• **MATERIAL SUPPLIED**
::::

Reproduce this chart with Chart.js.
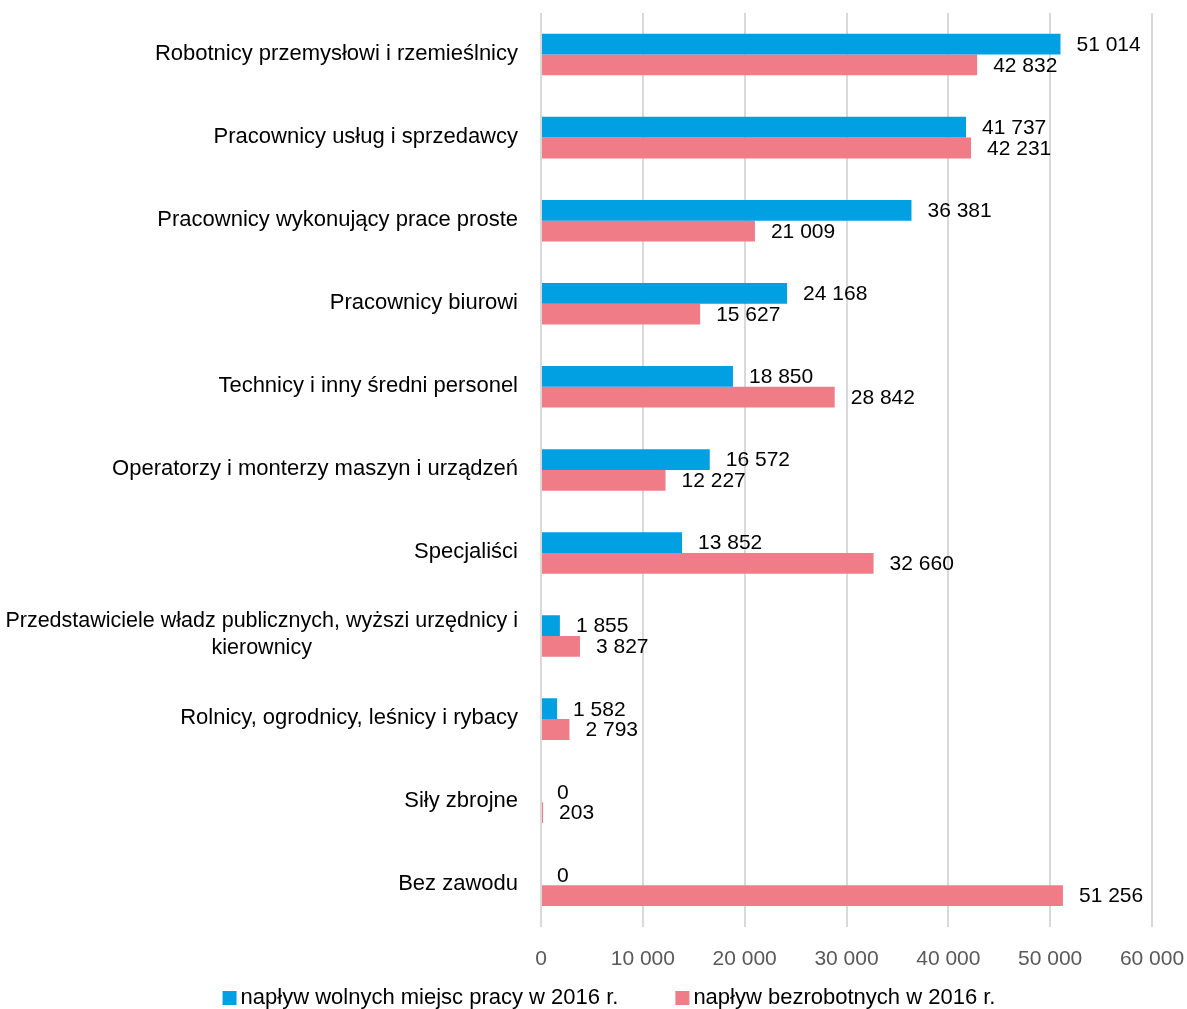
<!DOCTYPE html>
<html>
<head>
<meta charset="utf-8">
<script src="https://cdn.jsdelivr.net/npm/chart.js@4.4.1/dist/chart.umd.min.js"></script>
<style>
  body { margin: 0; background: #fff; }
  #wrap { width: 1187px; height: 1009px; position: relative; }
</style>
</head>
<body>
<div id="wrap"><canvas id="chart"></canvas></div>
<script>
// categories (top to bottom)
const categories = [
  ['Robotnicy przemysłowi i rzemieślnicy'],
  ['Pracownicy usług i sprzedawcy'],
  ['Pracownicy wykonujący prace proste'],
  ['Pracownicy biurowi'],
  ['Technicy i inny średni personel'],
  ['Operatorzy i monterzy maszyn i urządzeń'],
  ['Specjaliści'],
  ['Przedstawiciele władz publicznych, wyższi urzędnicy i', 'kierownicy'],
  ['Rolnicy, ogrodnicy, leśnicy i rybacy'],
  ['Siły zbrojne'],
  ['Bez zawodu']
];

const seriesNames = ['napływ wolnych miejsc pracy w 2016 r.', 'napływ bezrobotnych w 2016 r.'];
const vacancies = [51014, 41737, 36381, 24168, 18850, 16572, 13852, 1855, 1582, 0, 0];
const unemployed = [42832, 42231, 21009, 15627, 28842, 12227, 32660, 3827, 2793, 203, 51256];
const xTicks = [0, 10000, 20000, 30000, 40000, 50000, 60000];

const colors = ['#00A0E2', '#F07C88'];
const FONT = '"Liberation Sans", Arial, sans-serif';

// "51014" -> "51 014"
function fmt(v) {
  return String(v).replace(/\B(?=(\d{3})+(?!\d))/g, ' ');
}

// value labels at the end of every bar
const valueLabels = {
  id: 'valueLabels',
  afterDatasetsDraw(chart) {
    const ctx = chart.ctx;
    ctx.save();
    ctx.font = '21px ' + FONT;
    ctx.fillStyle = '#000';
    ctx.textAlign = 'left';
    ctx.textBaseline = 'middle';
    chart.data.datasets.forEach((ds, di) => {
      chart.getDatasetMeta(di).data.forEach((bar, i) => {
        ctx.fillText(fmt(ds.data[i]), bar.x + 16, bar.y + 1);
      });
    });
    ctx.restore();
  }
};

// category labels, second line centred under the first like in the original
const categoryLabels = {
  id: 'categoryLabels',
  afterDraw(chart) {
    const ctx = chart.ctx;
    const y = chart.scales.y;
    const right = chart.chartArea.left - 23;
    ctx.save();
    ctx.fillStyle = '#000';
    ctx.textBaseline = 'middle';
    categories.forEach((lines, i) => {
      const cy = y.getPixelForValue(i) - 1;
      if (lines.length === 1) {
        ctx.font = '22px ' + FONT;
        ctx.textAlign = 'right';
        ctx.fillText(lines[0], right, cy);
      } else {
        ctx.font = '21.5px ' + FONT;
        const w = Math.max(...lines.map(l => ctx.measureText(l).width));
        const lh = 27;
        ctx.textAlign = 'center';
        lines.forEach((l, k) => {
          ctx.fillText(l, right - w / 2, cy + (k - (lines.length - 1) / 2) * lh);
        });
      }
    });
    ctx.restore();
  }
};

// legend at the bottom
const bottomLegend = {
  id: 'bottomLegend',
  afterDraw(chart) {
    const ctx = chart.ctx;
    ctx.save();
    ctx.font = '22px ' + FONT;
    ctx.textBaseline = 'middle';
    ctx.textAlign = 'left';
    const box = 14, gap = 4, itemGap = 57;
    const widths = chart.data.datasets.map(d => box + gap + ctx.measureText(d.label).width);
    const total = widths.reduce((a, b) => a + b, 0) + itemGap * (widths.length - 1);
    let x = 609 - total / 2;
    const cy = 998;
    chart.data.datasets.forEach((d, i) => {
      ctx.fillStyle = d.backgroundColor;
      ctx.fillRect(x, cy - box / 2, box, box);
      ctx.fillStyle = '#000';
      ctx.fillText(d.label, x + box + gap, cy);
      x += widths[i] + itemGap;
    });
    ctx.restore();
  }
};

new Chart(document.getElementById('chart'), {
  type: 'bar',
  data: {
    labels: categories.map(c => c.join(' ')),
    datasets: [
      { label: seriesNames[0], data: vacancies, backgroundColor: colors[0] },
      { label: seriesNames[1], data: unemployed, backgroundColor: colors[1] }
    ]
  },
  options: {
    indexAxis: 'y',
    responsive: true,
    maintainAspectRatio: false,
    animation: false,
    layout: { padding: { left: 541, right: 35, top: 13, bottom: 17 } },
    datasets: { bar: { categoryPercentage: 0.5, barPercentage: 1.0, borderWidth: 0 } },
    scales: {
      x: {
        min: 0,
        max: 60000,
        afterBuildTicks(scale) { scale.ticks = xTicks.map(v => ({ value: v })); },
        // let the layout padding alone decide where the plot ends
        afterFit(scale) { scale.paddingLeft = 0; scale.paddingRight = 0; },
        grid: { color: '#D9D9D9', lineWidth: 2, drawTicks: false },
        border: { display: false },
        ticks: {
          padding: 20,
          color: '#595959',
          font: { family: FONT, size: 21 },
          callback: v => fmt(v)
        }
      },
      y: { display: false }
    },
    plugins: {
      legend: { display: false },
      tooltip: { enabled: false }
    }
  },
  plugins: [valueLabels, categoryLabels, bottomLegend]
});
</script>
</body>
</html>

::::

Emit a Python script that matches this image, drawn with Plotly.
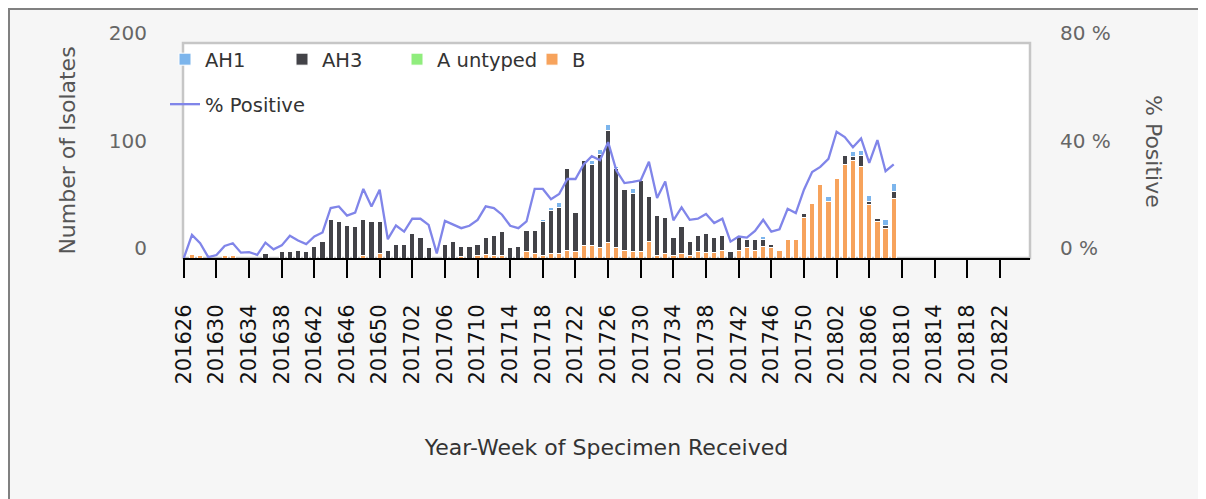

::::

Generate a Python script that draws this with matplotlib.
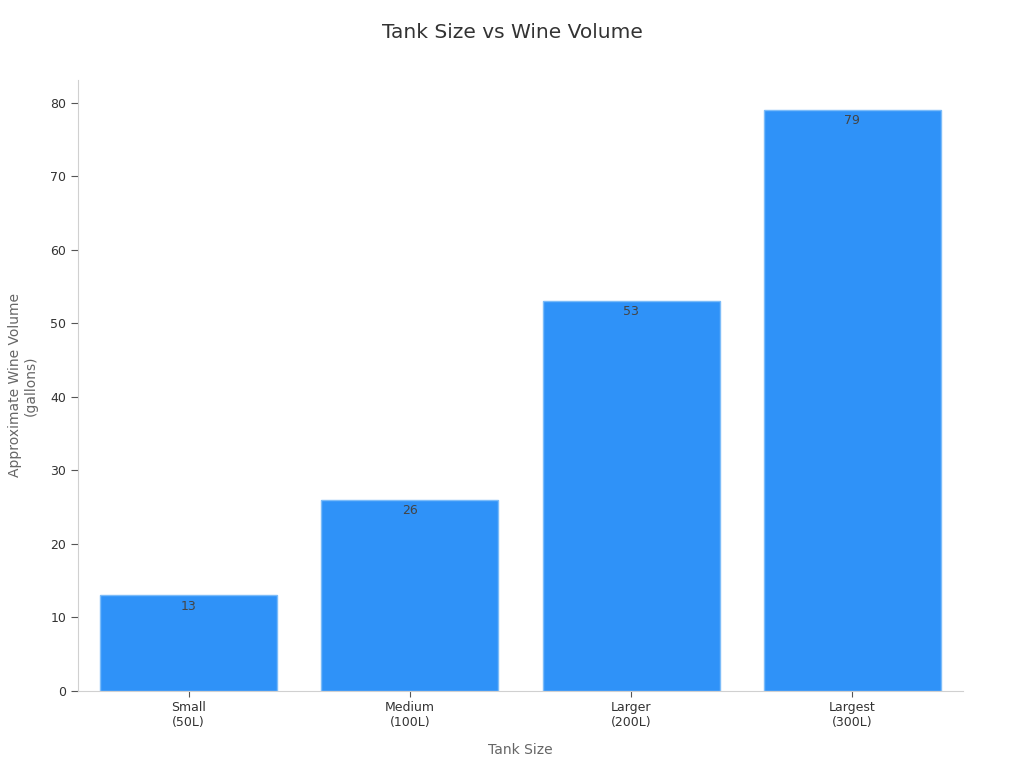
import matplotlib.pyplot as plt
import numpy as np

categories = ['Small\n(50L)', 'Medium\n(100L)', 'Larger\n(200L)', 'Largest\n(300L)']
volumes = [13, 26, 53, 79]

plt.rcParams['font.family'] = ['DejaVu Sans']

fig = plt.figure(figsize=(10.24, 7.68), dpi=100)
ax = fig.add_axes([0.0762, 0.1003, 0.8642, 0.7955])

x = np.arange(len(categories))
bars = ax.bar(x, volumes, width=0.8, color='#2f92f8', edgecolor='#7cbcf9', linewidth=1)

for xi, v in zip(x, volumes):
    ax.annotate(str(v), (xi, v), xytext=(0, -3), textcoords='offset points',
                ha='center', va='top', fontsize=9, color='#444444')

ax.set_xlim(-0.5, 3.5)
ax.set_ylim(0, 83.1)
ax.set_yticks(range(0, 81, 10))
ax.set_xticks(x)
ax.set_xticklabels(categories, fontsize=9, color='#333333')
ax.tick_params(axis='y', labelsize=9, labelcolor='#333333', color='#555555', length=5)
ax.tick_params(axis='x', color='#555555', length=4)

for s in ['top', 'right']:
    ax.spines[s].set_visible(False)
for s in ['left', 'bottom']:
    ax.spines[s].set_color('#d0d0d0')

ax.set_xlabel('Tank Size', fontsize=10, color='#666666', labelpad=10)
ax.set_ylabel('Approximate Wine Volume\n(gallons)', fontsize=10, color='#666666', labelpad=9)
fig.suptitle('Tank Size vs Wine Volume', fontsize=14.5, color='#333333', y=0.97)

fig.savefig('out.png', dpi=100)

::::

• **WHAT YOU ARE ASKED TO DO**
Give only the count of lines in this material that contain the string "script".

• **ANSWER TO THE PROBLEM**
5